INFORMATION PROVIDED start

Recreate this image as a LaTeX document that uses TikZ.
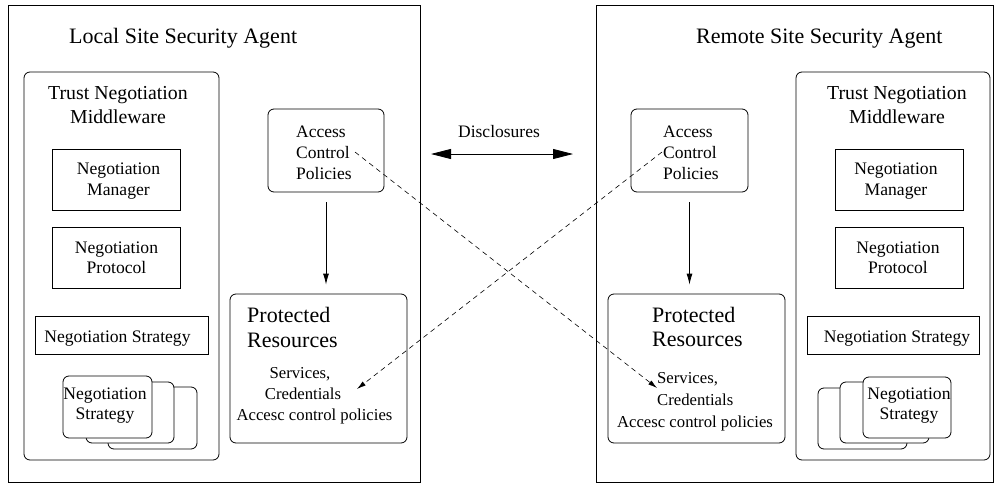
\documentclass[tikz,border=0pt]{standalone}
\usepackage{fontspec}
\setmainfont{Liberation Serif}
\usetikzlibrary{arrows.meta,fit}
\begin{document}
\begin{tikzpicture}[x=1pt,y=-1pt,
 box/.style={draw, line width=0.8pt, inner sep=0pt},
 rbox/.style={box, rounded corners=6pt},
 wbox/.style={rbox, fill=white},
 txt/.style={inner sep=0pt, anchor=base},
 txtl/.style={inner sep=0pt, anchor=base west},
 big/.style={font=\fontsize{22}{26}\selectfont},
 mid/.style={font=\fontsize{19.8}{24}\selectfont},
 med/.style={font=\fontsize{17.6}{21}\selectfont},
 sml/.style={font=\fontsize{17.5}{20}\selectfont},
 tiny/.style={font=\fontsize{16.7}{20}\selectfont},
 arr/.style={line width=0.8pt, -{Latex[length=11pt,width=6pt]}},
 darr/.style={line width=0.6pt, dash pattern=on 5pt off 4pt, -{Latex[length=9pt,width=5pt]}},
 barr/.style={line width=0.8pt, {Triangle[length=20pt,width=10pt]}-{Triangle[length=20pt,width=10pt]}},
]
\useasboundingbox (0,0) rectangle (997,485);

% ---------- Local side ----------
\node[box, fit={(8,5) (420,482)}] (Lout) {};
\node[txtl, big] (Ltitle) at (69,43) {Local Site Security Agent};
\node[rbox, fit={(24,72) (219,460)}] (Ltnm) {};
\node[txt, mid] (Ltnma) at (118,99) {Trust Negotiation};
\node[txt, mid] (Ltnmb) at (118,123) {Middleware};
\node[box, fit={(52,149) (180,210)}] (Lnm) {};
\node[txt, med] (Lnma) at (118.5,174) {Negotiation};
\node[txt, med] (Lnmb) at (118.5,195) {Manager};
\node[box, fit={(52,227) (180,288)}] (Lnp) {};
\node[txt, med] (Lnpa) at (116.5,253) {Negotiation};
\node[txt, med] (Lnpb) at (116.5,273) {Protocol};
\node[box, fit={(35,316) (208,354)}] (Lns) {};
\node[txt, med] (Lnsa) at (117.5,342) {Negotiation Strategy};
\node[wbox, fit={(108,387) (197,449)}] (Lsc) {};
\node[wbox, fit={(86,382) (174,443)}] (Lsb) {};
\node[wbox, fit={(63,376) (152,438)}] (Lsa) {};
\node[txt, med] (Lsaa) at (105,399) {Negotiation};
\node[txt, med] (Lsab) at (105,419) {Strategy};
\node[rbox, fit={(268,109) (384,192)}] (Lacp) {};
\node[txtl, sml] (Lacpa) at (296,137) {Access};
\node[txtl, sml] (Lacpb) at (296,158) {Control};
\node[txtl, sml] (Lacpc) at (296,179) {Policies};
\node[rbox, fit={(230,294) (407,443)}] (Lpr) {};
\node[txtl, big] (Lpra) at (247,322) {Protected};
\node[txtl, big] (Lprb) at (247,347) {Resources};
\node[txt, tiny] (Lprc) at (300,378) {Services,};
\node[txt, tiny] (Lprd) at (303,399) {Credentials};
\node[txt, tiny] (Lpre) at (314.5,420) {Accesc control policies};

% ---------- Remote side ----------
\node[box, fit={(596,5) (993,482)}] (Rout) {};
\node[txtl, big] (Rtitle) at (696,43) {Remote Site Security Agent};
\node[rbox, fit={(796,72) (990,460)}] (Rtnm) {};
\node[txt, mid] (Rtnma) at (897,99) {Trust Negotiation};
\node[txt, mid] (Rtnmb) at (897,123) {Middleware};
\node[box, fit={(835,149) (963,210)}] (Rnm) {};
\node[txt, med] (Rnma) at (896,174) {Negotiation};
\node[txt, med] (Rnmb) at (896,195) {Manager};
\node[box, fit={(835,227) (963,288)}] (Rnp) {};
\node[txt, med] (Rnpa) at (898,253) {Negotiation};
\node[txt, med] (Rnpb) at (898,273) {Protocol};
\node[box, fit={(807,316) (979,354)}] (Rns) {};
\node[txt, med] (Rnsa) at (897,342) {Negotiation Strategy};
\node[wbox, fit={(818,388) (907,449)}] (Rsc) {};
\node[wbox, fit={(840,382) (929,443)}] (Rsb) {};
\node[wbox, fit={(863,377) (951,438)}] (Rsa) {};
\node[txt, med] (Rsaa) at (909,399) {Negotiation};
\node[txt, med] (Rsab) at (909,419) {Strategy};
\node[rbox, fit={(631,109) (748,192)}] (Racp) {};
\node[txtl, sml] (Racpa) at (663,137) {Access};
\node[txtl, sml] (Racpb) at (663,158) {Control};
\node[txtl, sml] (Racpc) at (663,179) {Policies};
\node[rbox, fit={(608,294) (785,443)}] (Rpr) {};
\node[txtl, big] (Rpra) at (652,322) {Protected};
\node[txtl, big] (Rprb) at (652,346) {Resources};
\node[txtl, tiny] (Rprc) at (657,383) {Services,};
\node[txtl, tiny] (Rprd) at (657,405) {Credentials};
\node[txt, tiny] (Rpre) at (695,427) {Accesc control policies};

% ---------- Middle ----------
\node[txt, sml] (Disc) at (499,137) {Disclosures};
\coordinate (DL) at (431,154);
\coordinate (DR) at (573,154);
\draw[barr] (DL) -- (DR);

% vertical arrows
\draw[arr, shorten <=10pt, shorten >=9pt] (Lacp.south) -- (Lacp.south |- Lpr.north);
\draw[arr, shorten <=10pt, shorten >=9pt] (Racp.south) -- (Racp.south |- Rpr.north);

% dashed crossing arrows
\coordinate (Lds) at (355,152);
\coordinate (Rde) at (657,388);
\coordinate (Rds) at (662,152);
\coordinate (Lde) at (357,389);
\draw[darr] (Lds) -- (Rde);
\draw[darr] (Rds) -- (Lde);
\end{tikzpicture}
\end{document}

INFORMATION PROVIDED end

> _WHAT IS NEEDED_
Reproduce each line word for word and drop the pictures.

> _FINAL RESULT_
Recreate this image as a LaTeX document that uses TikZ.
\documentclass[tikz,border=0pt]{standalone}
\usepackage{fontspec}
\setmainfont{Liberation Serif}
\usetikzlibrary{arrows.meta,fit}
\begin{document}
\begin{tikzpicture}[x=1pt,y=-1pt,
 box/.style={draw, line width=0.8pt, inner sep=0pt},
 rbox/.style={box, rounded corners=6pt},
 wbox/.style={rbox, fill=white},
 txt/.style={inner sep=0pt, anchor=base},
 txtl/.style={inner sep=0pt, anchor=base west},
 big/.style={font=\fontsize{22}{26}\selectfont},
 mid/.style={font=\fontsize{19.8}{24}\selectfont},
 med/.style={font=\fontsize{17.6}{21}\selectfont},
 sml/.style={font=\fontsize{17.5}{20}\selectfont},
 tiny/.style={font=\fontsize{16.7}{20}\selectfont},
 arr/.style={line width=0.8pt, -{Latex[length=11pt,width=6pt]}},
 darr/.style={line width=0.6pt, dash pattern=on 5pt off 4pt, -{Latex[length=9pt,width=5pt]}},
 barr/.style={line width=0.8pt, {Triangle[length=20pt,width=10pt]}-{Triangle[length=20pt,width=10pt]}},
]
\useasboundingbox (0,0) rectangle (997,485);

% ---------- Local side ----------
\node[box, fit={(8,5) (420,482)}] (Lout) {};
\node[txtl, big] (Ltitle) at (69,43) {Local Site Security Agent};
\node[rbox, fit={(24,72) (219,460)}] (Ltnm) {};
\node[txt, mid] (Ltnma) at (118,99) {Trust Negotiation};
\node[txt, mid] (Ltnmb) at (118,123) {Middleware};
\node[box, fit={(52,149) (180,210)}] (Lnm) {};
\node[txt, med] (Lnma) at (118.5,174) {Negotiation};
\node[txt, med] (Lnmb) at (118.5,195) {Manager};
\node[box, fit={(52,227) (180,288)}] (Lnp) {};
\node[txt, med] (Lnpa) at (116.5,253) {Negotiation};
\node[txt, med] (Lnpb) at (116.5,273) {Protocol};
\node[box, fit={(35,316) (208,354)}] (Lns) {};
\node[txt, med] (Lnsa) at (117.5,342) {Negotiation Strategy};
\node[wbox, fit={(108,387) (197,449)}] (Lsc) {};
\node[wbox, fit={(86,382) (174,443)}] (Lsb) {};
\node[wbox, fit={(63,376) (152,438)}] (Lsa) {};
\node[txt, med] (Lsaa) at (105,399) {Negotiation};
\node[txt, med] (Lsab) at (105,419) {Strategy};
\node[rbox, fit={(268,109) (384,192)}] (Lacp) {};
\node[txtl, sml] (Lacpa) at (296,137) {Access};
\node[txtl, sml] (Lacpb) at (296,158) {Control};
\node[txtl, sml] (Lacpc) at (296,179) {Policies};
\node[rbox, fit={(230,294) (407,443)}] (Lpr) {};
\node[txtl, big] (Lpra) at (247,322) {Protected};
\node[txtl, big] (Lprb) at (247,347) {Resources};
\node[txt, tiny] (Lprc) at (300,378) {Services,};
\node[txt, tiny] (Lprd) at (303,399) {Credentials};
\node[txt, tiny] (Lpre) at (314.5,420) {Accesc control policies};

% ---------- Remote side ----------
\node[box, fit={(596,5) (993,482)}] (Rout) {};
\node[txtl, big] (Rtitle) at (696,43) {Remote Site Security Agent};
\node[rbox, fit={(796,72) (990,460)}] (Rtnm) {};
\node[txt, mid] (Rtnma) at (897,99) {Trust Negotiation};
\node[txt, mid] (Rtnmb) at (897,123) {Middleware};
\node[box, fit={(835,149) (963,210)}] (Rnm) {};
\node[txt, med] (Rnma) at (896,174) {Negotiation};
\node[txt, med] (Rnmb) at (896,195) {Manager};
\node[box, fit={(835,227) (963,288)}] (Rnp) {};
\node[txt, med] (Rnpa) at (898,253) {Negotiation};
\node[txt, med] (Rnpb) at (898,273) {Protocol};
\node[box, fit={(807,316) (979,354)}] (Rns) {};
\node[txt, med] (Rnsa) at (897,342) {Negotiation Strategy};
\node[wbox, fit={(818,388) (907,449)}] (Rsc) {};
\node[wbox, fit={(840,382) (929,443)}] (Rsb) {};
\node[wbox, fit={(863,377) (951,438)}] (Rsa) {};
\node[txt, med] (Rsaa) at (909,399) {Negotiation};
\node[txt, med] (Rsab) at (909,419) {Strategy};
\node[rbox, fit={(631,109) (748,192)}] (Racp) {};
\node[txtl, sml] (Racpa) at (663,137) {Access};
\node[txtl, sml] (Racpb) at (663,158) {Control};
\node[txtl, sml] (Racpc) at (663,179) {Policies};
\node[rbox, fit={(608,294) (785,443)}] (Rpr) {};
\node[txtl, big] (Rpra) at (652,322) {Protected};
\node[txtl, big] (Rprb) at (652,346) {Resources};
\node[txtl, tiny] (Rprc) at (657,383) {Services,};
\node[txtl, tiny] (Rprd) at (657,405) {Credentials};
\node[txt, tiny] (Rpre) at (695,427) {Accesc control policies};

% ---------- Middle ----------
\node[txt, sml] (Disc) at (499,137) {Disclosures};
\coordinate (DL) at (431,154);
\coordinate (DR) at (573,154);
\draw[barr] (DL) -- (DR);

% vertical arrows
\draw[arr, shorten <=10pt, shorten >=9pt] (Lacp.south) -- (Lacp.south |- Lpr.north);
\draw[arr, shorten <=10pt, shorten >=9pt] (Racp.south) -- (Racp.south |- Rpr.north);

% dashed crossing arrows
\coordinate (Lds) at (355,152);
\coordinate (Rde) at (657,388);
\coordinate (Rds) at (662,152);
\coordinate (Lde) at (357,389);
\draw[darr] (Lds) -- (Rde);
\draw[darr] (Rds) -- (Lde);
\end{tikzpicture}
\end{document}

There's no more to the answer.